Monday night, one person was killed in Iwaki and several others were trapped when a powerful 6.6-magnitude earthquake triggered landslides there, the fire department said. It happened exactly one month after the country's devastating 9.0-magnitude quake and tsunami.
Since the March 11 disaster, there have been more than 400 aftershocks of magnitude 6.0 or greater.
The earlier quake was centered about 100 miles (164 kilometers) northeast of Tokyo and about 30 miles (50 kilometers) southwest of the nuclear facility, according to the U.S. Geological Survey.
The landslides in Iwaki buried three houses. Police in Fukushima Prefecture initially reported that four people were trapped. The Iwaki Fire Department later said more than four people were trapped, but the exact number was unclear.

Sunday, March 13, 2011

Another 200 bodies found in quake-hit coastal areas (Photos)

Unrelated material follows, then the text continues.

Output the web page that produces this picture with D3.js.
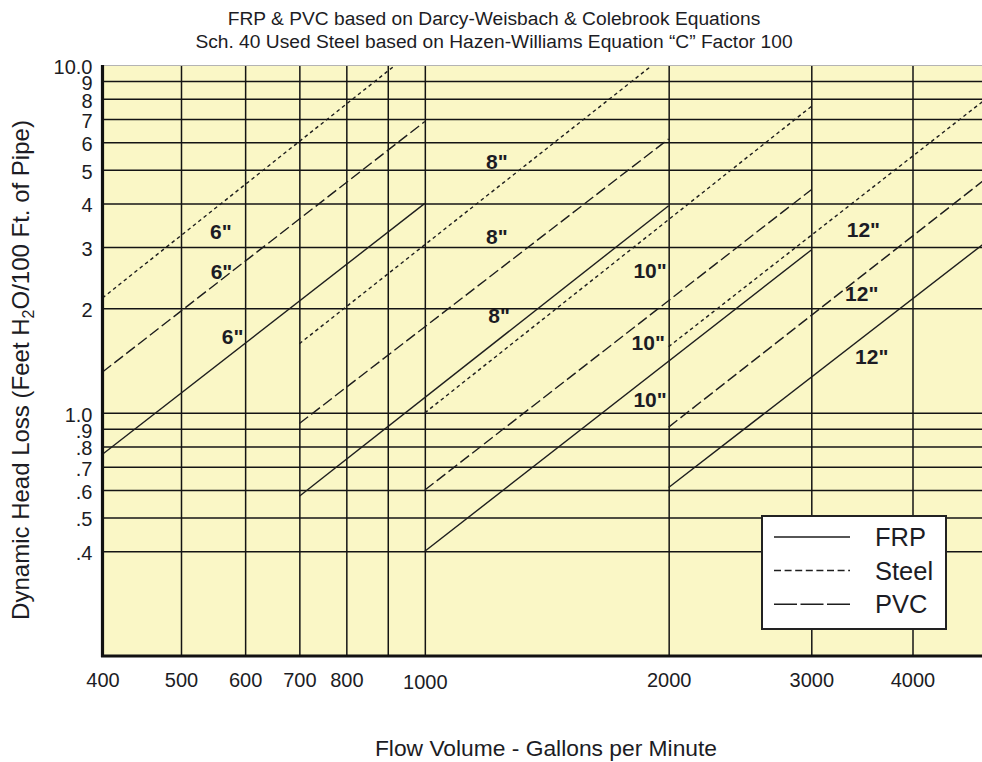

Police in Japan said Sunday they have found another 200 bodies in the quake-ravaged coastal areas of the north.
Police officials in Miyagi told the Associated Press that authorities were recovering the bodies, but did not provide further details and declined to be identified, citing departmental policy.
Meanwhile, Japan's Meteorological Agency has upgraded the magnitude of Friday's quake to 9.0 after analyzing seismic waves. The agency earlier measured it at 8.8 magnitude.
The quake was the biggest to hit Japan since record-keeping began in the late 1800s. The agency warned Sunday of more strong aftershocks after Friday's quake which unleashed massive tsunamis and killed at least 763 people -- with estimates nearing the 1,700 mark.
The U.S. Geological Survey has measured the quake at magnitude 8.9, and that number remained unchanged Sunday.
Rescue and recovery
The Japanese government increased the number of troops dedicated to rescue and recovery operations from 51,000 to about 100,000.
Around 10,000 people are still unaccounted for in the Japanese port town of Minamisanriku which was virtually obliterated after the quake and tsunami. Large areas of the countryside were surrounded by water and unreachable.
Rescue teams searched for missing people along hundreds of kilometres of the Japanese coast. At least a million households are still without water and some 2.5 million households don't have electricity.
Meanwhile, strong aftershocks continued Sunday, including one with a magnitude of 6.2 that originated in the sea, about 179 kilometres east of Tokyo.